One

“Mum, it hurts,” Alfie complained.

“I know, sweetie.” Why wasn’t Harry answering his phone? Usually, my eldest son was surgically attached to the bloody thing. “I’m sure the doctor won’t be long.”

“I need to pee.”

Lord, give me the serenity to accept the things I cannot change, the courage to change the things I can, and the self-control not to toss a seven-year-old boy named Anvil de Witt off a balcony. Not that I knew anyone with a balcony, but I did have a second-floor window that would do the job in a pinch.

When I decided to move from Bristol back to Engleby, the quiet Somerset village where I’d grown up, I’d worried the boys might struggle to settle in, and my worst fears had been realised. They were both miserable. My own mother had tried to reassure me that it was just teething problems, that bickering between young boys was normal, but dealing with the doldrums day after day left me self-medicating with wine. Box wine, obviously. I couldn’t afford the good stuff anymore.

I’d hoped that things might get easier in the new school year, because wasn’t time meant to heal? Harry had moved up to the local comprehensive, and certainly Alfie had seemed happier over the summer holidays. But three weeks into the autumn term, disaster had kicked us in the backside once again.

Alfie had been crying when I picked him up from school, not only because his wrist hurt but because Anvil had pushed him over on purpose, and when he landed in the mud, everyone had laughed at him. I’d cleaned him up as best I could with the packet of wet wipes I kept in my handbag, but the other people in the waiting room had still kept giving us dirty looks. Did they think I wanted to be there? Of course I didn’t. Half an hour ago, a nurse had moved us from the waiting room to some kind of assessment area, but that didn’t help Alfie’s fidgeting or my frustration. Right now, I should have been at home, doing yet another load of laundry and trying to work out which version of “I don’t care” Harry wanted for dinner.

Plus I’d had to skip work. I’d been halfway through cutting Sieanne Pilling’s hair when the headteacher called with a plea to pick Alfie up immediately. At least I hadn’t started with the foils because that would have been a disaster, but now I owed Sieanne discounted highlights in addition to the thousand apologies I’d already offered.

“Mrs.
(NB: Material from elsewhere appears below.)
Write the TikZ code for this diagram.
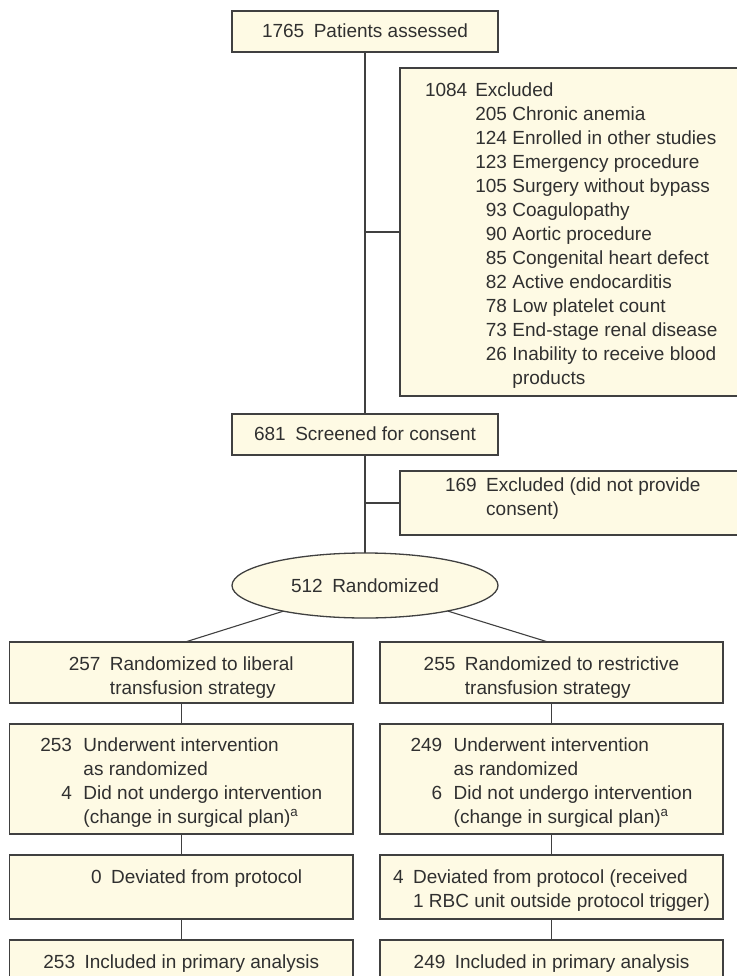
\documentclass[tikz,border=0pt]{standalone}
\usepackage{fontspec}
\setmainfont{Liberation Sans}
\usetikzlibrary{shapes.geometric}
\definecolor{boxfill}{HTML}{FEFAE4}
\definecolor{boxline}{HTML}{404040}
\definecolor{txtcol}{HTML}{303030}
\newcommand{\gp}{\hspace{0.5em}}
\tikzset{
  box/.style={rectangle, draw=boxline, fill=boxfill, line width=1.3pt, inner sep=0pt, outer sep=0pt},
  conn/.style={draw=boxline, line width=1.1pt},
  txt/.style={inner sep=0pt, outer sep=0pt, text=txtcol, font=\fontsize{19}{24}\selectfont},
}
\begin{document}
\begin{tikzpicture}[x=1pt,y=-1pt]
\useasboundingbox (0,0) rectangle (736,976);
% top part
\node[box, minimum width=266pt, minimum height=41pt, anchor=north west] (top) at (232,11) {};
\node[txt, anchor=base] (ttop) at (365,38) {1765\gp Patients assessed};

\node[box, minimum width=345pt, minimum height=328pt, anchor=north west] (exc) at (400,68) {};
\node[txt, anchor=base west] (texc) at (425,97) {\begin{tabular}[t]{@{}l@{\hspace{8pt}}r@{\hspace{5.5pt}}l@{}}
1084 & \multicolumn{2}{@{}l@{}}{Excluded}\\
 & 205 & Chronic anemia\\
 & 124 & Enrolled in other studies\\
 & 123 & Emergency procedure\\
 & 105 & Surgery without bypass\\
 & 93 & Coagulopathy\\
 & 90 & Aortic procedure\\
 & 85 & Congenital heart defect\\
 & 82 & Active endocarditis\\
 & 78 & Low platelet count\\
 & 73 & End-stage renal disease\\
 & 26 & Inability to receive blood\\
 & & products
\end{tabular}};

\node[box, minimum width=266pt, minimum height=41pt, anchor=north west] (scr) at (232,414) {};
\node[txt, anchor=base] (tscr) at (365,440) {681\gp Screened for consent};

\node[box, minimum width=345pt, minimum height=64pt, anchor=north west] (ex2) at (400,471) {};
\node[txt, anchor=base west] (tex2) at (445,491) {\begin{tabular}[t]{@{}r@{\gp}l@{}}
169 & Excluded (did not provide\\
 & consent)
\end{tabular}};

\node[ellipse, draw=boxline, fill=boxfill, line width=1.3pt, inner sep=0pt, outer sep=0pt, minimum width=266pt, minimum height=65pt] (ell) at (365,585.5) {};
\node[txt, anchor=base] (tell) at (365,592) {512\gp Randomized};

% left column
\node[box, minimum width=343.5pt, minimum height=61pt, anchor=north west] (l1) at (9.5,642) {};
\node[box, minimum width=343.5pt, minimum height=110pt, anchor=north west] (l2) at (9.5,724) {};
\node[box, minimum width=343.5pt, minimum height=64pt, anchor=north west] (l3) at (9.5,855) {};
\node[box, minimum width=343.5pt, minimum height=60pt, anchor=north west] (l4) at (9.5,940) {};
% right column
\node[box, minimum width=343pt, minimum height=61pt, anchor=north west] (r1) at (380,642) {};
\node[box, minimum width=343pt, minimum height=110pt, anchor=north west] (r2) at (380,724) {};
\node[box, minimum width=343pt, minimum height=64pt, anchor=north west] (r3) at (380,855) {};
\node[box, minimum width=343pt, minimum height=60pt, anchor=north west] (r4) at (380,940) {};

\node[txt, anchor=base] (tl1) at (181.25,670) {\begin{tabular}[t]{@{}r@{\gp}l@{}}
257 & Randomized to liberal\\
 & transfusion strategy
\end{tabular}};
\node[txt, anchor=base] (tr1) at (551.5,670) {\begin{tabular}[t]{@{}r@{\gp}l@{}}
255 & Randomized to restrictive\\
 & transfusion strategy
\end{tabular}};

\node[txt, anchor=base] (tl2) at (181.25,751) {\begin{tabular}[t]{@{}r@{\hspace{0.6em}}l@{}}
253 & Underwent intervention\\
 & as randomized\\
4 & Did not undergo intervention\\
 & (change in surgical plan)\textsuperscript{a}
\end{tabular}};
\node[txt, anchor=base] (tr2) at (551.5,751) {\begin{tabular}[t]{@{}r@{\hspace{0.6em}}l@{}}
249 & Underwent intervention\\
 & as randomized\\
6 & Did not undergo intervention\\
 & (change in surgical plan)\textsuperscript{a}
\end{tabular}};

\node[txt, anchor=base west] (tl3) at (91,883) {0\gp Deviated from protocol};
\node[txt, anchor=base] (tr3) at (551.5,883) {\begin{tabular}[t]{@{}r@{\gp}l@{}}
4 & Deviated from protocol (received\\
 & 1 RBC unit outside protocol trigger)
\end{tabular}};

\node[txt, anchor=base] (tl4) at (181.25,968) {253\gp Included in primary analysis};
\node[txt, anchor=base] (tr4) at (551.5,968) {249\gp Included in primary analysis};

% connectors
\draw[conn] (top.south) -- (scr.north);
\draw[conn] (exc.west) -- (exc.west -| top.south);
\draw[conn] (ex2.west) -- (ex2.west -| scr.south);
\draw[conn] (scr.south) -- (ell.north);
\draw[conn] (ell) -- ([xshift=4pt]l1.north);
\draw[conn] (ell) -- ([xshift=-3.5pt]r1.north);
\draw[conn] (l1.south) -- (l2.north);
\draw[conn] (l2.south) -- (l3.north);
\draw[conn] (l3.south) -- (l4.north);
\draw[conn] (r1.south) -- (r2.north);
\draw[conn] (r2.south) -- (r3.north);
\draw[conn] (r3.south) -- (r4.north);
\end{tikzpicture}
\end{document}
Osman?”

I gritted my teeth at the sound of my name. Of his name. Logic said I should keep it because Osman was the boys’ surname too, but the way it made me feel… Urgh. I longed to be a Taylor again.
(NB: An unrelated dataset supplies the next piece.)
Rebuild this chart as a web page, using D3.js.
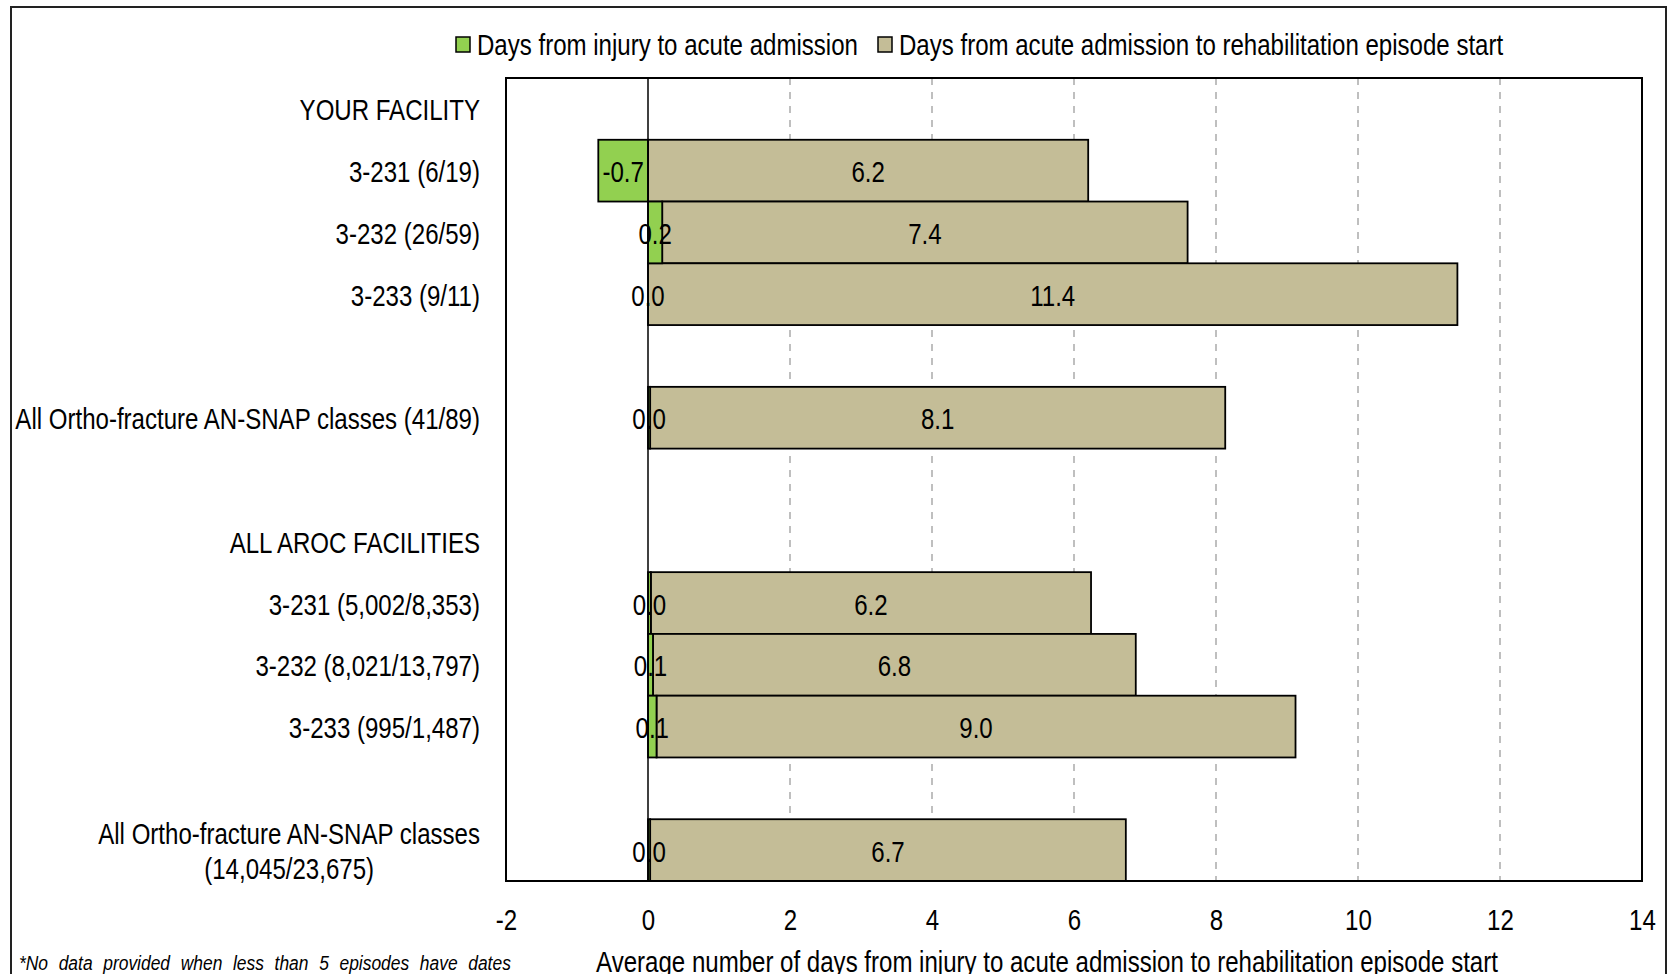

But I smiled brightly. Smiled dutifully.

“That’s me, and this is Alfie.”

The doctor crouched in front of us. Grey hair and glasses gave him a reassuring air of experience, but if he’d spent his life working in this place, he was probably more like thirty than fifty-five. My sister’s fiancé was a doctor, only twenty-six, but he was already starting to look a bit worn down.

“What seems to be the problem, son?”

“Anvil de Witt pushed me.”

“I see. Well, let’s take a look at you.”

“My wrist hurts.”

“We’re going to fix that. Have you ever been in a hospital before?”

“Yes, when I was born,” Alfie said earnestly. “And when I was two, I put peas up my nose, and when I was two and a half, popcorn got stuck in my ear, and when I was three?—”

My phone rang. Oh, thank goodness. Saved by technology, right before Alfie could tell everyone in A&E about the “black balls” incident, although perhaps the doctor already knew? Liam—Marissa’s fiancé—had spilled the details over dinner one night, practically crying with laughter, and he worked at a hospital two hours away. Of course, he didn’t realise that I was the “hysterical mother” who’d thought her three-year-old had some weird tropical disease when all he’d done was colour his testicles with a felt tip. In my defence, I’d never had any of that drama with Harry. Until the split, he’d always been the easy child.

I glanced at the phone screen, hoping for Harry but seeing Steven’s name flash up instead. About bloody time.

“I’m so sorry. It’s my husband.”

My husband. The words left a nasty taste in my mouth, but over the past few months, I’d realised just how much meaning they held. “My husband” meant you were a fine, upstanding member of the community. “Alfie’s dad” left people wondering why I was divorced or whether I hadn’t been good enough to marry in the first place. Folks didn’t say as much, of course, but I saw it in their eyes. And referring to my not-quite-ex as “the arsehole sperm donor” made them pass gin and tissues.

Today, I didn’t need judgment. I just needed Alfie’s arm fixed so I could go home and drink my own alcohol.

The doctor waved a hand. “No problem. Worried about young Alfie, is he?”

“He’s at work,” I said, as if that answered everything.

The doctor motioned to us to follow him, and I stabbed at the screen to answer the call as we headed for a set of double doors that led deeper into the hospital.

“What’s Alfie done this time?” was Steven’s opening line.

“He hasn’t done anything. A boy pushed him over in the playground, and now his wrist is sore and swollen.”